Brace for a wave of defaults in the oil patch.
Energy companies that loaded up on debt during the oil boom are likely to have trouble paying back those loans. Oil prices have collapsed over 65% since the middle of last year to below $37 a barrel this week and there’s no recovery in sight.
It’s fueling financial turmoil on Wall Street with Standard & Poor’s Ratings Service recently warning that a stunning 50% of energy junk bonds are “distressed,” meaning they are at risk of default.
Overall, about $180 billion of debt is distressed. It’s the highest level since the end of the Great Recession and much of it is in energy companies.
“The wave of energy defaults looming in the wings could make for some very bumpy roads ahead in 2016,” Bespoke Investment Group wrote in a recent report. The firm described the junk bond market environment as “pretty terrible” lately.
That’s a dramatic change from recent go-go years, when the shale oil boom along with cheap borrowing costs allowed energy companies to take on loads of debt to fund expensive drilling operations.
U.S. oil production skyrocketed, creating a gigantic supply glut that is currently pushing prices lower and hurting the ability of many energy companies to repay their debt.
“The tide may be turning. Excess leverage during the good years has dented credit profiles,” analysts at research firm Markit wrote in a report published on Wednesday.
72% of metals, mining companies are distressed
Of course, it’s not just oil companies under financial duress. S&P said a whopping 72% of the bonds in the metals, mining and steel industry are now distressed.
That makes sense given the fact that prices for raw materials like copper, iron ore, aluminum and platinum have recently plummeted to crisis levels. It’s so bad that a key Bloomberg index of commodity prices is now sitting at its lowest level since 1999.
No matter the sector, these financially stressed companies will be forced to cut costs by selling off assets and laying off workers.
Corporate defaults are already on the rise. S&P said defaults recently topped 100 on the year, the first time that’s happened since 2009. Almost one-third of 2015’s defaults have come from oil, gas or energy companies.
S&P warns the high level of distressed bonds is an indicator that more defaults are coming. The firm said being classified as “distressed” reflects an “increased need for capital and is typically a precursor to more defaults.”
At a time when oil and natural gas prices are super low, there’s more bad financial news for these companies — a change in the interest rate environment.
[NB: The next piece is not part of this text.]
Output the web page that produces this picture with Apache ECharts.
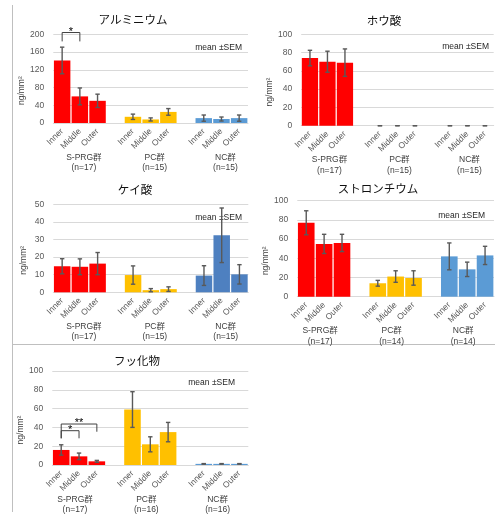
<!DOCTYPE html>
<html>
<head>
<meta charset="utf-8">
<script src="https://cdn.jsdelivr.net/npm/echarts@6/dist/echarts.min.js"></script>
<style>
  html, body { margin: 0; padding: 0; background: #ffffff; }
  #chart { width: 495px; height: 515px; }
</style>
</head>
<body>
<div id="chart"></div>
<script>
// Sub-positions within each group and the three groups
const subgroups = ['Inner', 'Middle', 'Outer'];
const groups = ['S-PRG群', 'PC群', 'NC群'];

// アルミニウム (ng/mm², mean and SEM; order: S-PRG, PC, NC × Inner, Middle, Outer)
const alMean = [141, 60, 50, 14, 8, 25, 11, 9, 11];
const alSem  = [30, 19, 15, 6, 3.5, 7.5, 7, 4.5, 7];
const alN    = [17, 15, 15];
const alAxis = [0, 200, 40];      // min, max, step

// ホウ酸
const boMean = [74, 70, 69, 0, 0, 0, 0, 0, 0];
const boSem  = [8.5, 11.5, 15, 0, 0, 0, 0, 0, 0];
const boN    = [17, 15, 15];
const boAxis = [0, 100, 20];

// ケイ酸
const siMean = [14.8, 14.5, 16.3, 9.8, 1.2, 1.8, 9.5, 32.4, 10.2];
const siSem  = [4.3, 4.5, 6.3, 5.2, 0.9, 1.3, 5.6, 15.5, 5.5];
const siN    = [17, 15, 15];
const siAxis = [0, 50, 10];

// ストロンチウム
const srMean = [77, 55, 56, 14, 21, 19.5, 42, 28.5, 43];
const srSem  = [12.5, 10, 9, 3, 6, 7.5, 14, 7.5, 9.5];
const srN    = [17, 14, 14];
const srAxis = [0, 100, 20];

// フッ化物
const fMean = [16, 9.2, 3.9, 59, 22, 35, 1.2, 1.2, 1.2];
const fSem  = [5.5, 3.5, 1, 19, 8, 10.3, 0.3, 0.3, 0.3];
const fN    = [17, 16, 16];
const fAxis = [0, 100, 20];

// Significance brackets: bar indices joined, height of the bar line, foot heights
const alBrackets = [
  { from: 0, to: 1, top: 204, foot: [184, 184], mark: '*' }
];
const fBrackets = [
  { from: 0, to: 1, top: 36.5, foot: [28.4, 28.4], mark: '*' },
  { from: 0, to: 2, top: 43.6, foot: [28.4, 35.4], mark: '**' }
];

const RED = '#FF0000', GOLD = '#FFC000', BLUE = '#5B9BD5', DBLUE = '#4E80C0';
const ERR = '#595959';
const LATIN = "'Liberation Sans', Arial, 'Noto Sans CJK JP', sans-serif";
const CJK = "'Noto Sans CJK JP', 'Liberation Sans', sans-serif";

const panels = [
  { title: 'アルミニウム', mean: alMean, sem: alSem, n: alN, axis: alAxis, colors: [RED, GOLD, BLUE], brackets: alBrackets,
    grid: { left: 53.3, top: 34.3, width: 194.7, height: 88.7 }, titleAt: [133, 20], noteAt: [242, 47.7], shift: 4 },
  { title: 'ホウ酸', mean: boMean, sem: boSem, n: boN, axis: boAxis, colors: [RED, GOLD, BLUE], brackets: [],
    grid: { left: 301.2, top: 34.3, width: 192.5, height: 91.4 }, titleAt: [384, 20.5], noteAt: [489, 47], shift: 2 },
  { title: 'ケイ酸', mean: siMean, sem: siSem, n: siN, axis: siAxis, colors: [RED, GOLD, DBLUE], brackets: [],
    grid: { left: 53.3, top: 204.3, width: 195, height: 88 }, titleAt: [135, 190], noteAt: [242, 217.7], shift: 4 },
  { title: 'ストロンチウム', mean: srMean, sem: srSem, n: srN, axis: srAxis, colors: [RED, GOLD, BLUE], brackets: [],
    grid: { left: 297.3, top: 200.7, width: 196.7, height: 96 }, titleAt: [378, 189], noteAt: [485, 216], shift: -4 },
  { title: 'フッ化物', mean: fMean, sem: fSem, n: fN, axis: fAxis, colors: [RED, GOLD, BLUE], brackets: fBrackets,
    grid: { left: 52.3, top: 371, width: 196, height: 94 }, titleAt: [137, 361], noteAt: [235, 382.3], shift: -4 }
];

// Eleven slots per axis: three bars per group with one empty slot between groups
const cats = [];
groups.forEach((g, gi) => {
  subgroups.forEach(s => cats.push(g + '|' + s));
  if (gi < groups.length - 1) cats.push('gap' + gi);
});
const slotOf = k => k + Math.floor(k / 3);

function renderErr(params, api) {
  const x = api.value(0), m = api.value(1), s = api.value(2);
  const top = api.coord([x, m + s]);
  const bot = api.coord([x, m - s]);
  const cap = 2.2;
  const st = { stroke: ERR, lineWidth: 1.4 };
  return {
    type: 'group',
    children: [
      { type: 'line', shape: { x1: top[0], y1: top[1], x2: bot[0], y2: bot[1] }, style: st },
      { type: 'line', shape: { x1: top[0] - cap, y1: top[1], x2: top[0] + cap, y2: top[1] }, style: st },
      { type: 'line', shape: { x1: bot[0] - cap, y1: bot[1], x2: bot[0] + cap, y2: bot[1] }, style: st }
    ]
  };
}

function bracketRenderer(list) {
  return function (params, api) {
    const a = api.coord([api.value(0), api.value(1)]);
    const b = api.coord([api.value(2), api.value(1)]);
    const fa = api.coord([api.value(0), api.value(3)]);
    const fb = api.coord([api.value(2), api.value(4)]);
    const st = { stroke: '#404040', lineWidth: 1 };
    return {
      type: 'group',
      children: [
        { type: 'polyline', shape: { points: [[fa[0], fa[1]], [a[0], a[1]], [b[0], b[1]], [fb[0], fb[1]]] }, style: Object.assign({ fill: null }, st) },
        { type: 'text', x: (a[0] + b[0]) / 2, y: a[1] - 1,
          style: { text: list[params.dataIndex].mark, fill: '#000', fontSize: 11, fontFamily: LATIN,
                   align: 'center', verticalAlign: 'middle', textAlign: 'center', textVerticalAlign: 'middle' } }
      ]
    };
  };
}

const option = {
  animation: false,
  grid: [], xAxis: [], yAxis: [], series: [],
  graphic: [
    { type: 'line', shape: { x1: 12.5, y1: 5, x2: 12.5, y2: 512 }, style: { stroke: '#BFBFBF', lineWidth: 1 } },
    { type: 'line', shape: { x1: 12.5, y1: 344.5, x2: 495, y2: 344.5 }, style: { stroke: '#BFBFBF', lineWidth: 1 } }
  ]
};

panels.forEach((p, i) => {
  option.grid.push(Object.assign({ containLabel: false }, p.grid));

  option.xAxis.push({
    type: 'category', gridIndex: i, data: cats, position: 'bottom',
    axisLine: { lineStyle: { color: '#D9D9D9', width: 1 } },
    axisTick: { show: false },
    axisLabel: { interval: 0, rotate: 45, margin: 7, fontSize: 8.5, color: '#595959', fontFamily: LATIN,
                 formatter: v => v.split('|')[1] || '' }
  });
  option.xAxis.push({
    type: 'category', gridIndex: i, data: cats, position: 'bottom',
    axisLine: { show: false }, axisTick: { show: false }, splitLine: { show: false },
    axisLabel: {
      interval: 0, margin: 29, fontSize: 8.5, lineHeight: 10.5, color: '#404040', fontFamily: LATIN,
      padding: p.shift >= 0 ? [0, 0, 0, 2 * p.shift] : [0, -2 * p.shift, 0, 0],
      formatter: (v, idx) => {
        const g = [1, 5, 9].indexOf(idx);
        return g < 0 ? '' : groups[g] + '\n(n=' + p.n[g] + ')';
      }
    }
  });

  option.yAxis.push({
    type: 'value', gridIndex: i, min: p.axis[0], max: p.axis[1], interval: p.axis[2],
    axisLine: { show: false }, axisTick: { show: false },
    splitLine: { lineStyle: { color: '#D9D9D9', width: 1 } },
    axisLabel: { fontSize: 8.5, color: '#595959', margin: 9, fontFamily: LATIN },
    name: 'ng/mm²', nameLocation: 'middle', nameRotate: 90, nameGap: 25,
    nameTextStyle: { fontSize: 8.5, color: '#404040', fontFamily: LATIN, padding: [0, 24, 0, 0] }
  });

  const barData = cats.map(() => '-');
  p.mean.forEach((m, k) => {
    barData[slotOf(k)] = { value: m, itemStyle: { color: p.colors[Math.floor(k / 3)] } };
  });
  option.series.push({
    type: 'bar', xAxisIndex: 2 * i, yAxisIndex: i, data: barData,
    barWidth: '93%', silent: true
  });

  option.series.push({
    type: 'custom', xAxisIndex: 2 * i, yAxisIndex: i, z: 3, silent: true,
    data: p.mean.map((m, k) => [slotOf(k), m, p.sem[k]]),
    encode: { x: 0, y: 1 },
    renderItem: renderErr
  });

  if (p.brackets.length) {
    option.series.push({
      type: 'custom', xAxisIndex: 2 * i, yAxisIndex: i, z: 4, clip: false, silent: true,
      data: p.brackets.map(b => [slotOf(b.from), b.top, slotOf(b.to), b.foot[0], b.foot[1]]),
      encode: { x: 0, y: 1 },
      renderItem: bracketRenderer(p.brackets)
    });
  }

  option.graphic.push({
    type: 'text', x: p.titleAt[0], y: p.titleAt[1],
    style: { text: p.title, fill: '#111', fontSize: 11.5, fontFamily: CJK, align: 'center', verticalAlign: 'middle' }
  });
  option.graphic.push({
    type: 'text', x: p.noteAt[0], y: p.noteAt[1],
    style: { text: 'mean ±SEM', fill: '#262626', fontSize: 8.5, fontFamily: LATIN, align: 'right', verticalAlign: 'middle' }
  });
});

const chart = echarts.init(document.getElementById('chart'), null, { renderer: 'canvas' });
chart.setOption(option);
</script>
</body>
</html>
The U.S. Federal Reserve is expected to raise interest rates next week for the first time in nearly a decade, a move that will likely hurt demand for risky assets.
Which companies could be next?
The list of distressed oil and gas companies features mostly small and midsized companies, though it does include some big names like Chesapeake Energy.
Carl Icahn owns a big chunk of Chesapeake, a natural gas and oil company whose stock price has plummeted 76% so far this year. Chesapeake is trying to ease its massive $11 billion debt load by getting investors to sell their bonds back to the company at a lower value.
Other energy companies on the distressed list include Denbury Resources, Linn Energy and Transocean — all of which have been slammed by cheap oil prices.
Not a repeat of 2008
The good news is that few believe the commodity-fueled default wave will cause an all-out financial crisis like the mortgage bond storm did in 2008. That’s at least partially because banks are stronger and better able to withstand financial storms.
“This is a cautionary tale — but for the moment should not really impinge on the rest of the financial system,” said Nicholas Colas, chief market strategist at ConvergEx.